Thank you, Roy Exum, for your side of the anti-union story. I'm sure you've told us everything we will ever need to know about unions. Well, not exactly. Of course, it's no secret that an easily manipulated, cheap, uneducated workforce has been a golden goose for businesses in the south ever since the Civil War ended. After reading your latest column/history lesson, I do understand your recent opinions much more clearly now. We are, after all, a product of our upbringing. 

Has anyone heard of N.F. Thompson? A Former Ku Klux Klan leader and anti-union activist if there ever was one, he was editor of the Tradesman, forerunner of our own News Free Press. Most folks aren't old enough to remember in 1934 there was a textile strike nationwide and the governor of Georgia declared Marshall Law and quickly rounded up strikers and sent them off to camps. So don't think for one second that you can't be anti-union and still employ thugs. Most of our local manufacturers in the thirties were members of the Southern States Industrial Council, a union busting organization that was more than willing to use force to get their way. A few years after that, striking hosiery workers in Chattanooga in 1945 were fired upon and wounded by anti-union folks during a peaceful parade. 

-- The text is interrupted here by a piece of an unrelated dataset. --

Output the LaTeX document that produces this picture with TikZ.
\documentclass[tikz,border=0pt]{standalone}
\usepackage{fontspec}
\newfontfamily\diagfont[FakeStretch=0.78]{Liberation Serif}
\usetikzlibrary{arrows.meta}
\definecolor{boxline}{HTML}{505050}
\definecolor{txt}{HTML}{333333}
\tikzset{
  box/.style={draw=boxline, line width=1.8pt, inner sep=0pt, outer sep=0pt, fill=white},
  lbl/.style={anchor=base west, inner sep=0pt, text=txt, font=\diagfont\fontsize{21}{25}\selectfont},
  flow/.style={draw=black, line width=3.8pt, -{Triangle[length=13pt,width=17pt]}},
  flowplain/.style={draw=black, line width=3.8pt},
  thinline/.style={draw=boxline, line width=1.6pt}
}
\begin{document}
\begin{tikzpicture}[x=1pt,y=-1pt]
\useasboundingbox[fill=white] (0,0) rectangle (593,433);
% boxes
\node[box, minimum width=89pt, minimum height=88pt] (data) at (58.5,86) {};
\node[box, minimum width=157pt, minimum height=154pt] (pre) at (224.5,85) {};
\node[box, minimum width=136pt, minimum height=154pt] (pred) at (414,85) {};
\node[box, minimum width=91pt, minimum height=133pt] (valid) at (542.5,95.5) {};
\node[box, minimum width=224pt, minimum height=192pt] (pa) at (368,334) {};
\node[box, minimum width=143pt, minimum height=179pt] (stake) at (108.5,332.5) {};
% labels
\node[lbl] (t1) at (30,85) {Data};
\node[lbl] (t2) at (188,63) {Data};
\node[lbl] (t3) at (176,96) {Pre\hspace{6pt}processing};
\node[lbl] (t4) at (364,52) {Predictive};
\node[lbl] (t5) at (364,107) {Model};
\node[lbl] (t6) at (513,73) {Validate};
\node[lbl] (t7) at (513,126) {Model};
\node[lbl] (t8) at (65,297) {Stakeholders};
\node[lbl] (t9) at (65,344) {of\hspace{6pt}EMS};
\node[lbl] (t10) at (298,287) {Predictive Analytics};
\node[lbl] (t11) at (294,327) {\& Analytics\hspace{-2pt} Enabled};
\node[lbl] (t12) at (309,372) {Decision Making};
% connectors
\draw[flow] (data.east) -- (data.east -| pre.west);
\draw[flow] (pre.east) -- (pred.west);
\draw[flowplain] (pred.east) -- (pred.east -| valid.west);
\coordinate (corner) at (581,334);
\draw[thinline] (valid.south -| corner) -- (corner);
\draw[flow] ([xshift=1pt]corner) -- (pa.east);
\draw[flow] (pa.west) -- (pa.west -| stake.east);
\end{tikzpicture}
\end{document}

Of course, I need not bring up one of the worst fires in U.S. manufacturing history at the Triangle Shirtwaist Factory, also non-union, where 146 died trying to escape through locked doors. Nor should I bother mentioning child labor laws, the 40 hour workweek, and workman's compensation; all created with the help of unions. 

Lastly, just remember that today, with unions weaker than ever, the average worker has had less than a two percent raise (when adjusted for inflation) over the last 40 years. Obviously, this is different than CEO salaries, which have grown over the same period at a much more astounding rate of 725 percent. Maybe this helps explain the rash of anti-union letters and editorials from our political and social elites. 

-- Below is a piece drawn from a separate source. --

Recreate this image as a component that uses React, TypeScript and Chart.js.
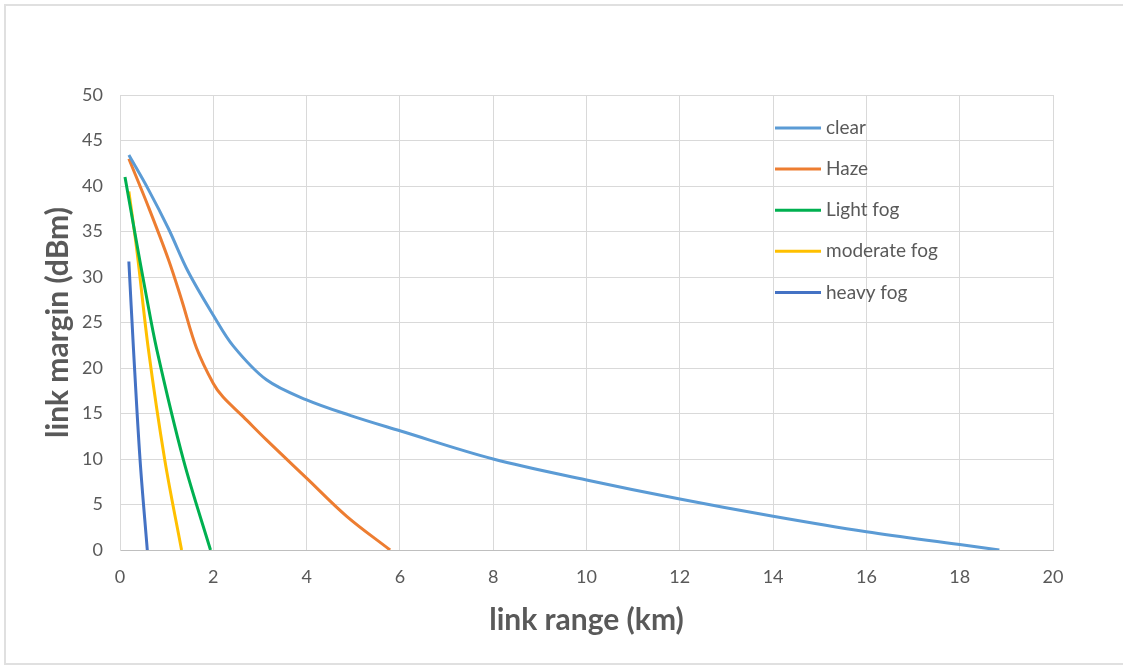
import React, { useEffect, useRef } from "react";
import { Chart, registerables } from "chart.js";

Chart.register(...registerables);

const seriesNames = ["clear", "Haze", "Light fog", "moderate fog", "heavy fog"];
const seriesColors = ["#5B9BD5", "#ED7D31", "#00B050", "#FFC000", "#4472C4"];

const clearX = [0.19, 0.61, 1.04, 1.46, 2.0, 2.43, 3.14, 4.0, 4.93, 6.0, 8.0, 10.0, 12.0, 14.0, 16.0, 18.0, 18.85];
const clearY = [43.4, 39.6, 35.3, 30.6, 25.8, 22.4, 18.7, 16.5, 14.8, 13.1, 10.0, 7.7, 5.6, 3.7, 2.0, 0.6, 0];

const hazeX = [0.19, 0.61, 1.04, 1.32, 1.64, 2.0, 2.21, 2.64, 3.14, 4.0, 4.86, 5.79];
const hazeY = [43.0, 37.7, 31.9, 27.5, 22.2, 18.3, 16.8, 14.65, 12.1, 7.9, 3.7, 0];

const lightFogX = [0.107, 0.32, 0.54, 0.79, 1.36, 1.94];
const lightFogY = [41.0, 34.8, 28.6, 22.0, 9.9, 0];

const moderateFogX = [0.19, 0.36, 0.61, 0.96, 1.32];
const moderateFogY = [39.4, 33.0, 22.0, 9.9, 0];

const heavyFogX = [0.19, 0.29, 0.43, 0.585];
const heavyFogY = [31.7, 22.0, 9.9, 0];

const xTitle = "link range (km)";
const yTitle = "link margin (dBm)";

const allX = [clearX, hazeX, lightFogX, moderateFogX, heavyFogX];
const allY = [clearY, hazeY, lightFogY, moderateFogY, heavyFogY];

const FONT = "Lato, 'Open Sans', sans-serif";
const TEXT = "#595959";

const legendPlugin = {
  id: "insideLegend",
  afterDraw(chart: any) {
    const ctx = chart.ctx;
    const x0 = 775;
    const x1 = 821;
    const y0 = 128;
    const step = 41.1;
    ctx.save();
    chart.data.datasets.forEach((ds: any, i: number) => {
      const y = y0 + i * step;
      ctx.strokeStyle = ds.borderColor;
      ctx.lineWidth = 3;
      ctx.lineCap = "butt";
      ctx.beginPath();
      ctx.moveTo(x0, y);
      ctx.lineTo(x1, y);
      ctx.stroke();
      ctx.fillStyle = TEXT;
      ctx.font = `19px ${FONT}`;
      ctx.textBaseline = "middle";
      ctx.textAlign = "left";
      ctx.fillText(ds.label, x1 + 5, y);
    });
    ctx.restore();
  },
};

export default function App() {
  const ref = useRef<HTMLCanvasElement | null>(null);

  useEffect(() => {
    if (!ref.current) return;
    const datasets = seriesNames.map((name, i) => ({
      label: name,
      data: allX[i].map((x, j) => ({ x, y: allY[i][j] })),
      borderColor: seriesColors[i],
      backgroundColor: seriesColors[i],
      borderWidth: 3,
      pointRadius: 0,
      fill: false,
      tension: 0.35,
    }));
    const chart = new Chart(ref.current, {
      type: "line",
      data: { datasets },
      plugins: [legendPlugin],
      options: {
        animation: false,
        responsive: false,
        maintainAspectRatio: false,
        layout: { padding: { top: 95, right: 70, left: 0, bottom: 0 } },
        plugins: {
          legend: { display: false },
          tooltip: { enabled: false },
        },
        scales: {
          x: {
            type: "linear",
            min: 0,
            max: 20,
            afterFit: (s: any) => {
              s.height = 118;
            },
            ticks: {
              stepSize: 2,
              color: TEXT,
              font: { family: FONT, size: 18 },
              padding: 16,
            },
            grid: { color: "#d9d9d9", drawTicks: false, lineWidth: 1 },
            border: { color: "#bfbfbf", width: 1 },
            title: {
              display: true,
              text: xTitle,
              color: TEXT,
              font: { family: FONT, size: 30, weight: "bold" },
              padding: { top: 0, bottom: 30 },
            },
          },
          y: {
            type: "linear",
            min: 0,
            max: 50,
            afterFit: (s: any) => {
              s.width = 120;
            },
            ticks: {
              stepSize: 5,
              color: TEXT,
              font: { family: FONT, size: 18 },
              padding: 17,
            },
            grid: { color: "#d9d9d9", drawTicks: false, lineWidth: 1 },
            border: { color: "#d9d9d9", width: 1 },
            title: {
              display: true,
              text: yTitle,
              color: TEXT,
              font: { family: FONT, size: 30, weight: "bold" },
              padding: { top: 40, bottom: 0 },
            },
          },
        },
      },
    });
    return () => chart.destroy();
  }, []);

  return (
    <div style={{ position: "fixed", left: 0, top: 0, width: 1123, height: 668, background: "#fff", overflow: "hidden" }}>
      <div
        style={{
          position: "absolute",
          left: 4,
          top: 4,
          width: 1130,
          height: 661,
          boxSizing: "border-box",
          border: "2px solid #e0e0e0",
        }}
      />
      <canvas ref={ref} width={1123} height={668} style={{ position: "absolute", left: 0, top: 0, width: 1123, height: 668 }} />
    </div>
  );
}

It's amazing to me how we can care so much about horses and so little for the American worker. 

Herb Montgomery
Chattanooga

* * *

Gee Herb, 

Marshall Law - is that George Marshall Law, Thurgood Marshall Law, or the Law of the Marshall Islands? Yet it's amazing how you can quote every  fact of a historic non-union worker tragedy. Unions were an important part of our history, but history is the key word. Notice that the examples you cite have nothing to do with the labor movement in the past 50 years, simply because unions have done little to help the worker during that time, but more to help the union itself. It is an entity unto itself that the workers now have to keep alive, and it desperately needs more members to sustain itself.

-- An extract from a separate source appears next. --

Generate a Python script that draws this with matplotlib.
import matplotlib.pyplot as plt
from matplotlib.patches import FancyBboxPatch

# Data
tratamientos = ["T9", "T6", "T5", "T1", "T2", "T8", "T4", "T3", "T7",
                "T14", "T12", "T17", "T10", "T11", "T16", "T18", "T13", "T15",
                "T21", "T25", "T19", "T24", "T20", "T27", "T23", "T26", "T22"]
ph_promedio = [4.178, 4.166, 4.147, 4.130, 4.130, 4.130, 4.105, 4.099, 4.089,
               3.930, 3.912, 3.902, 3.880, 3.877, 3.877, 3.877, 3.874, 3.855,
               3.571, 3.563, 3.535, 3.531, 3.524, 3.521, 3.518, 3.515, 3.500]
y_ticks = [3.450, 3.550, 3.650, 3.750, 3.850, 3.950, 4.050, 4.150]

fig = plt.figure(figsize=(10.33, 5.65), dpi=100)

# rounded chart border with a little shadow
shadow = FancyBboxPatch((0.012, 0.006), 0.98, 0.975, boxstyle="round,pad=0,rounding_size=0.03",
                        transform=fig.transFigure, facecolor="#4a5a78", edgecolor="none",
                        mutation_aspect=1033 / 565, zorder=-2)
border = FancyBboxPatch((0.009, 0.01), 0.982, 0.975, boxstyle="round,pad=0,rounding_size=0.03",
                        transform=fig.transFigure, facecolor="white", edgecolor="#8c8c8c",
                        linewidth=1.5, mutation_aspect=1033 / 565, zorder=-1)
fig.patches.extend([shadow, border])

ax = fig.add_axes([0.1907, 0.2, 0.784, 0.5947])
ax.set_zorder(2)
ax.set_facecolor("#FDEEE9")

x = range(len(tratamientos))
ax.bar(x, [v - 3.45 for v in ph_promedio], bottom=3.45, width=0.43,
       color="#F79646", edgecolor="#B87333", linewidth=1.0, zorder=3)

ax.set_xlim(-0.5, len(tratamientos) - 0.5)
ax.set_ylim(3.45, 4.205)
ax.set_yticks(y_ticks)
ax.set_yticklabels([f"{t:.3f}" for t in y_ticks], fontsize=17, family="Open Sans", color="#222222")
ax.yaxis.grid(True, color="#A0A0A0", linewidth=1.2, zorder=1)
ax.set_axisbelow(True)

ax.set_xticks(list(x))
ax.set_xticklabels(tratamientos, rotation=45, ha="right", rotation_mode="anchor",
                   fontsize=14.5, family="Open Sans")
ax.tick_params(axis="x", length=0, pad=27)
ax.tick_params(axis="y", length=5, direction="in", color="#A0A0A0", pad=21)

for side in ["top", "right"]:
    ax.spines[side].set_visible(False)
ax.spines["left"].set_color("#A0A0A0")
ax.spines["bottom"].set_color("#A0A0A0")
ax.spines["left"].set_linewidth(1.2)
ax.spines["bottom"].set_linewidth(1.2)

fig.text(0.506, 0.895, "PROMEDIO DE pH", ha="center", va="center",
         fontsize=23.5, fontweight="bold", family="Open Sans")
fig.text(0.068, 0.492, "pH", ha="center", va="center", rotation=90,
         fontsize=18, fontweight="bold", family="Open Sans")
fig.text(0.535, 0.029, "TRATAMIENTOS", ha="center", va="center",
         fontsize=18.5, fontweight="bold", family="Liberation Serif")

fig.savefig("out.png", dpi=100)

If we want to look at the role of the union, specifically the UAW, in recent years in the state of Tennessee, we need look no further than the comparison between Spring Hill and Smyrna. Having friends and family in both communities, some of which were employed by both, the results were incredibly opposite. Smyrna, and Rutherford County, is one of the fastest growing areas in the state. Nissan has been a boon to that area, both in employment and creating many other economic opportunities, and they continue to do so without the union. Then you look at Columbia, where Saturn/GM brought in laid-off UAW workers from Michigan and the locals were lucky to get security or custodial jobs at best. Then, they go out of business and leave the economic wreckage for the locals. Even under the down-sized GM retooling, local unemployment is sky-high, and the economy and job perspective in the area is bleak at best for most families. Not much of a comparison. 

From recent and local history, I would think that Chattanooga stands a little bit better chance of economic success without the help of the UAW.